Mas, no caso de Marlyane, a danificação da mídia não era culpa de ninguém. Coisas que acontecem às máquinas. Mas como já havia precedentes em matéria de chateação – por exemplo, o caso da garota da faculdade, que ficou com o manuscrito e não fez nada por ele – a autora acreditou que realmente esse livro não era para "acontecer"...

Assim, por estas e outras razões pessoais, a "profissional competente" continuou competente por fora, mas foi se deprimindo por dentro, e de novo deixou O Papiro de lado. Só que lhe aconteceu uma coisa, aos 34 anos. Uma coisa muito séria. Ela se deparou com a morte. Foi aí que a revolução interior teve início. Ela pensou em tudo o que sacrificou em nome dos outros, sempre querendo ser o que os outros consideravam ideal... Refletiu profundamente, e chegou à conclusão de que toda a dedicação ao trabalho, à carreira, e ao sustento da família, não poderia guiá–la até aquele fim patético. Não era justo terminar daquele jeito, sem que ela tivesse, ao menos, aproveitado a vida e realizado alguns sonhos... Ter feito o que queria fazer. A morte foi entendida como a coroação de seus fracassos pessoais. Mas, então, milagrosamente, ela sobreviveu. Eu interpretei como uma resposta de Deus: aquela era a minha segunda chance.

Até o momento, a "profissional competente" tinha feito tudo para receber o reconhecimento familiar que nunca veio... Ao revisar a vida até aquele ponto, precisou compreender que já tinha cumprido a sua obrigação, e que deveria fazer algo por si mesma. Só por si mesma. Assim, resolveu viajar um pouco e "conhecer um pouquinho do mundo lá fora"... Esteve no Programa do Jô, foi ao show do Ricky Martin, onde conheceu garotas fantásticas e fez amizades que, espera, sejam para toda a vida. Livin' la Vida Loca!

Aos 38, decidiu ressuscitar o sonho de se tornar uma escritora, agora, mais segura de sua capacidade. Deixou de lado suas outras atividades para investir nisso. E a prova de que estava no caminho certo lhe foi apresentada através da leitura de obras novas, de autores de sucesso, que utilizavam os mesmos recursos linguísticos que ela foi desaconselhada a usar pelos professores catedráticos, no passado. Os doutores de Bembridge estão por fora, diria Eve!

Ela estava livre das amarras representadas pela aprovação/consideração que esperava dos outros. Assim, tratou de resgatar o estilo que gostava de escrever; e tratou de esquecer as pessoas interessadas em vantagens pessoais, que se aproximaram visando lucros maiores do que na verdade mereciam – se é que mereciam – e que se aproveitaram de suas tentativas de autorrealização. Bem, para estas, só posso dizer que existe a Lei do Retorno. Quem trapaceia, um dia é trapaceado...

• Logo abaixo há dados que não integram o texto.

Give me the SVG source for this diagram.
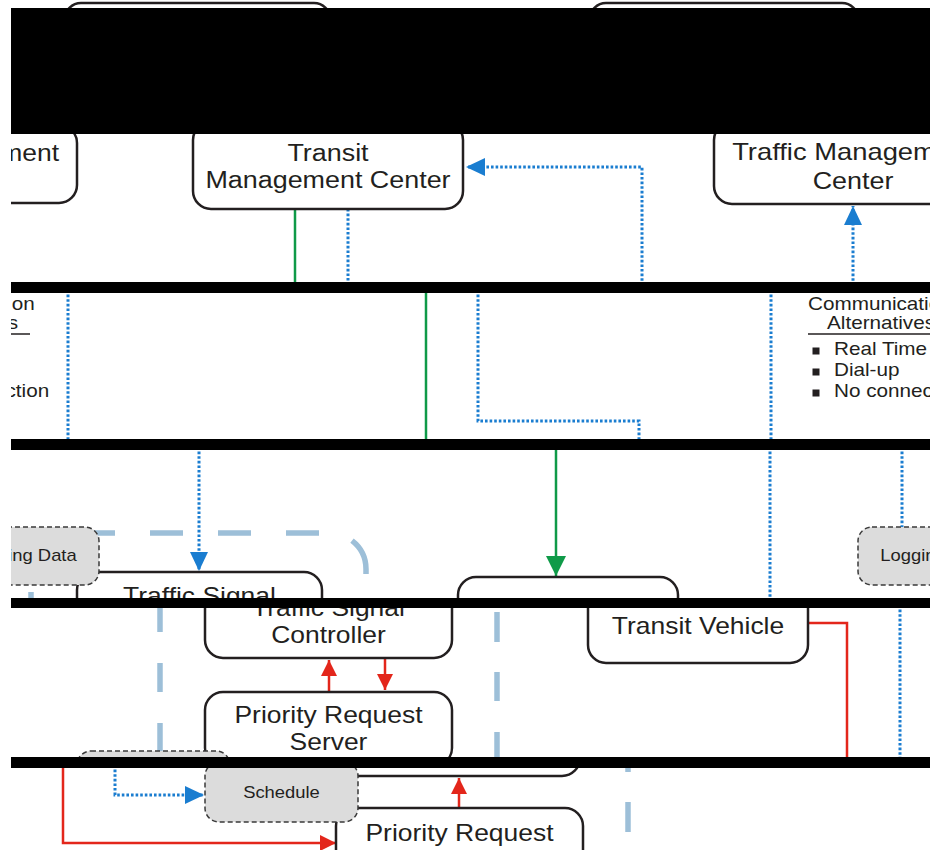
<svg xmlns="http://www.w3.org/2000/svg" width="930" height="850" viewBox="0 0 930 850">
  <style>
    .box{fill:#fff;stroke:#231f20;stroke-width:2.5}
    .note{fill:#dcdcdc;stroke:#3a3a3a;stroke-width:1.5;stroke-dasharray:5 3}
    .lbl{font-family:"Liberation Sans",Arial,sans-serif;font-size:23px;fill:#231f20;text-anchor:middle}
    .sm{font-family:"Liberation Sans",Arial,sans-serif;font-size:16px;fill:#231f20;text-anchor:middle}
    .leg{font-family:"Liberation Sans",Arial,sans-serif;font-size:18px;fill:#231f20}
    .dot{fill:none;stroke:#1a7dd0;stroke-width:3;stroke-dasharray:2.6 2}
    .grn{fill:none;stroke:#0f9a48;stroke-width:2.5}
    .red{fill:none;stroke:#e3261b;stroke-width:2.5}
    .lb{fill:none;stroke:#9dbfd8;stroke-width:5.5}
    .bar{fill:#000}
  </style>
  <defs>
    <marker id="ab" markerUnits="userSpaceOnUse" viewBox="0 0 19 18" markerWidth="19" markerHeight="18" refX="19" refY="9" orient="auto">
      <path d="M0,0 L19,9 L0,18 z" fill="#1a7dd0"/>
    </marker>
    <marker id="ag" markerUnits="userSpaceOnUse" viewBox="0 0 20 20" markerWidth="20" markerHeight="20" refX="20" refY="10" orient="auto">
      <path d="M0,0 L20,10 L0,20 z" fill="#0f9a48"/>
    </marker>
    <marker id="ar" markerUnits="userSpaceOnUse" viewBox="0 0 16 16" markerWidth="16" markerHeight="16" refX="16" refY="8" orient="auto">
      <path d="M0,0 L16,8 L0,16 z" fill="#e3261b"/>
    </marker>
    <clipPath id="cA"><rect x="0" y="0" width="930" height="9"/></clipPath>
    <clipPath id="cB"><rect x="0" y="133" width="930" height="150"/></clipPath>
    <clipPath id="cC"><rect x="0" y="292" width="930" height="148"/></clipPath>
    <clipPath id="cD"><rect x="0" y="449" width="930" height="150"/></clipPath>
    <clipPath id="cE"><rect x="0" y="607" width="930" height="151"/></clipPath>
    <clipPath id="cF"><rect x="0" y="767" width="930" height="83"/></clipPath>
    <!-- communication legend -->
    <g id="legend">
      <text class="leg" transform="translate(808 310) scale(1.15 1)">Communication</text>
      <text class="leg" transform="translate(827 329) scale(1.15 1)">Alternatives</text>
      <line x1="808" y1="334" x2="947" y2="334" stroke="#231f20" stroke-width="1.5"/>
      <rect x="812.5" y="347.5" width="7" height="7" fill="#231f20"/>
      <text class="leg" transform="translate(834 355) scale(1.15 1)">Real Time</text>
      <rect x="812.5" y="368.5" width="7" height="7" fill="#231f20"/>
      <text class="leg" transform="translate(834 376) scale(1.15 1)">Dial-up</text>
      <rect x="812.5" y="389.5" width="7" height="7" fill="#231f20"/>
      <text class="leg" transform="translate(834 397) scale(1.15 1)">No connection</text>
    </g>
  </defs>

  <rect width="930" height="850" fill="#fff"/>

  <!-- band A -->
  <g clip-path="url(#cA)">
    <g id="top-box-1"><rect class="box" x="65" y="3" width="265" height="80" rx="16"/></g>
    <g id="top-box-2"><rect class="box" x="590" y="3" width="268" height="80" rx="16"/></g>
  </g>

  <!-- band B: centers -->
  <g clip-path="url(#cB)">
    <g id="connectors-b">
      <line class="grn" x1="295" y1="209" x2="295" y2="290"/>
      <line class="dot" x1="348" y1="209" x2="348" y2="290"/>
      <path class="dot" d="M642,290 V167 H466" marker-end="url(#ab)"/>
      <path class="dot" d="M853,290 V206" marker-end="url(#ab)"/>
    </g>
    <g id="management-left">
      <rect class="box" x="-200" y="125" width="277" height="78" rx="18"/>
      <text class="lbl" style="text-anchor:end" transform="translate(59 161) scale(1.15 1)">Management</text>
    </g>
    <g id="transit-management-center">
      <rect class="box" x="193" y="122" width="270" height="87" rx="18"/>
      <text class="lbl" transform="translate(328 161) scale(1.17 1)">Transit</text>
      <text class="lbl" transform="translate(328 188) scale(1.17 1)">Management Center</text>
    </g>
    <g id="traffic-management-center">
      <rect class="box" x="714" y="122" width="280" height="82" rx="18"/>
      <text class="lbl" transform="translate(853 160) scale(1.19 1)">Traffic Management</text>
      <text class="lbl" transform="translate(853 189) scale(1.17 1)">Center</text>
    </g>
  </g>

  <!-- band C: communication links -->
  <g clip-path="url(#cC)">
    <g id="connectors-c">
      <line class="dot" x1="68" y1="290" x2="68" y2="442"/>
      <line class="grn" x1="426" y1="290" x2="426" y2="442"/>
      <path class="dot" d="M478,290 V421 H639 V442"/>
      <line class="dot" x1="771" y1="290" x2="771" y2="442"/>
    </g>
    <g id="legend-right"><use href="#legend"/></g>
    <g id="legend-left"><use href="#legend" transform="translate(-917 0)"/></g>
  </g>

  <!-- band D -->
  <g clip-path="url(#cD)">
    <g id="connectors-d">
      <path class="dot" d="M199,447 V571" marker-end="url(#ab)"/>
      <path class="grn" d="M556,447 V576" marker-end="url(#ag)"/>
      <line class="dot" x1="770" y1="447" x2="770" y2="600"/>
      <line class="dot" x1="902" y1="447" x2="902" y2="528"/>
      <line class="lb" x1="82" y1="533" x2="330" y2="533" stroke-dasharray="33 35"/>
      <path class="lb" d="M352,540.6 A36,36 0 0 1 366,569 V574"/>
      <line class="lb" x1="31" y1="592" x2="31" y2="600"/>
    </g>
    <g id="traffic-signal">
      <rect class="box" x="77" y="572" width="245" height="74" rx="18"/>
      <text class="lbl" transform="translate(199.5 604) scale(1.15 1)">Traffic Signal</text>
    </g>
    <g id="transit-vehicle-top">
      <rect class="box" x="458" y="577" width="220" height="74" rx="18"/>
    </g>
    <g id="logging-data-left">
      <rect class="note" x="-55" y="527" width="154" height="58" rx="14"/>
      <text class="sm" transform="translate(22 561) scale(1.15 1)">Logging Data</text>
    </g>
    <g id="logging-data-right">
      <rect class="note" x="858" y="527" width="154" height="58" rx="14"/>
      <text class="sm" transform="translate(935 561) scale(1.15 1)">Logging Data</text>
    </g>
  </g>

  <!-- band E -->
  <g clip-path="url(#cE)">
    <g id="connectors-e">
      <path class="red" d="M329,692 V660" marker-end="url(#ar)"/>
      <path class="red" d="M385,658 V690" marker-end="url(#ar)"/>
      <path class="red" d="M808,623 H847 V760"/>
      <line class="dot" x1="900" y1="605" x2="900" y2="760"/>
      <line class="lb" x1="160" y1="602" x2="160" y2="632"/>
      <line class="lb" x1="160" y1="663" x2="160" y2="692"/>
      <line class="lb" x1="160" y1="723" x2="160" y2="760"/>
      <line class="lb" x1="497" y1="612" x2="497" y2="642"/>
      <line class="lb" x1="497" y1="672" x2="497" y2="701"/>
      <line class="lb" x1="497" y1="732" x2="497" y2="760"/>
    </g>
    <g id="traffic-signal-controller">
      <rect class="box" x="205" y="584" width="247" height="74" rx="18"/>
      <text class="lbl" transform="translate(328.5 616) scale(1.15 1)">Traffic Signal</text>
      <text class="lbl" transform="translate(328.5 643) scale(1.15 1)">Controller</text>
    </g>
    <g id="priority-request-server">
      <rect class="box" x="205" y="692" width="247" height="74" rx="18"/>
      <text class="lbl" transform="translate(328.5 723) scale(1.15 1)">Priority Request</text>
      <text class="lbl" transform="translate(328.5 750) scale(1.15 1)">Server</text>
    </g>
    <g id="transit-vehicle">
      <rect class="box" x="588" y="589" width="220" height="74" rx="18"/>
      <text class="lbl" transform="translate(698 634) scale(1.15 1)">Transit Vehicle</text>
    </g>
    <g id="schedule-top">
      <rect class="note" x="77" y="751" width="153" height="60" rx="14"/>
    </g>
  </g>

  <!-- band F -->
  <g clip-path="url(#cF)">
    <g id="connectors-f">
      <path class="red" d="M459,808 V778" marker-end="url(#ar)"/>
      <path class="red" d="M63,765 V843 H336" marker-end="url(#ar)"/>
      <path class="dot" d="M115,765 V795 H204" marker-end="url(#ab)"/>
      <line class="lb" x1="628" y1="765" x2="628" y2="772"/>
      <line class="lb" x1="628" y1="802" x2="628" y2="832"/>
    </g>
    <g id="priority-request-server-bottom">
      <rect class="box" x="333" y="702" width="247" height="74" rx="18"/>
    </g>
    <g id="priority-request-generator">
      <rect class="box" x="336" y="808" width="247" height="74" rx="18"/>
      <text class="lbl" transform="translate(459.5 841) scale(1.15 1)">Priority Request</text>
    </g>
    <g id="schedule">
      <rect class="note" x="205" y="762" width="153" height="60" rx="14"/>
      <text class="sm" transform="translate(281.5 798) scale(1.15 1)">Schedule</text>
    </g>
  </g>

  <!-- black separator bands -->
  <g id="bands">
    <rect class="bar" x="11" y="8" width="919" height="126"/>
    <rect class="bar" x="11" y="282" width="919" height="11"/>
    <rect class="bar" x="11" y="439" width="919" height="11"/>
    <rect class="bar" x="11" y="598" width="919" height="10"/>
    <rect class="bar" x="11" y="757" width="919" height="11"/>
  </g>
  <rect x="0" y="0" width="11" height="850" fill="#fff"/>
</svg>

Então, veio Hadrian's Wall. Atualmente conhecido como "A Muralha". A saga que revolucionou a maneira como ela escreve, como se sente em relação à obra, como vive suas emoções e as emoções de suas personagens... Enfim, ocorreu uma verdadeira catarse. Os dois primeiros volumes foram os livros que ela começou e conseguiu terminar de uma só tacada, sem interrupções ou hesitações. E se divertiu muito ao redigi–los! Foi um verdadeiro divisor de águas na sua vida.

A fim de resgatar o espírito de O Papiro, a "autora renascida das cinzas" teve que se reunir com as três antigas autoras. Aos 39 anos, uma tarefa difícil se descortinava a sua frente: avaliar o manuscrito impresso desde a criação até a última recauchutagem. Só assim, ela poderia dar o formato ideal, respeitando as três mãos que trabalharam no projeto antes dela. Afinal, este livro não pertence só à ela – mas também, às diferentes mulheres que ela foi no passado. O princípio que gerou o enredo tinha de ser preservado, acima de tudo.

Caramba! Mas o que fazer com toda aquela pesquisa histórica? Com os nomes fantasiosos que só poderiam brotar de uma mente adolescente? Ou com o linguajar altamente rebuscado de uma teórica engessada? Ou, ainda, com todas as histórias de vida que inspiraram a versão mais competente? Tivemos que fazer concessões, cortando alguns trechos e alterando outros a fim de chegarmos a um consenso.

O que se pode dizer? A jornada de O Papiro finalmente chegou ao fim. Mas não foi mais longa do que o reinado de Pepi II. A sensação que tenho é de missão cumprida. Uma janela do passado que se fechou. Ou se preferirem, a mandala foi completada para que outra possa finalmente ter início.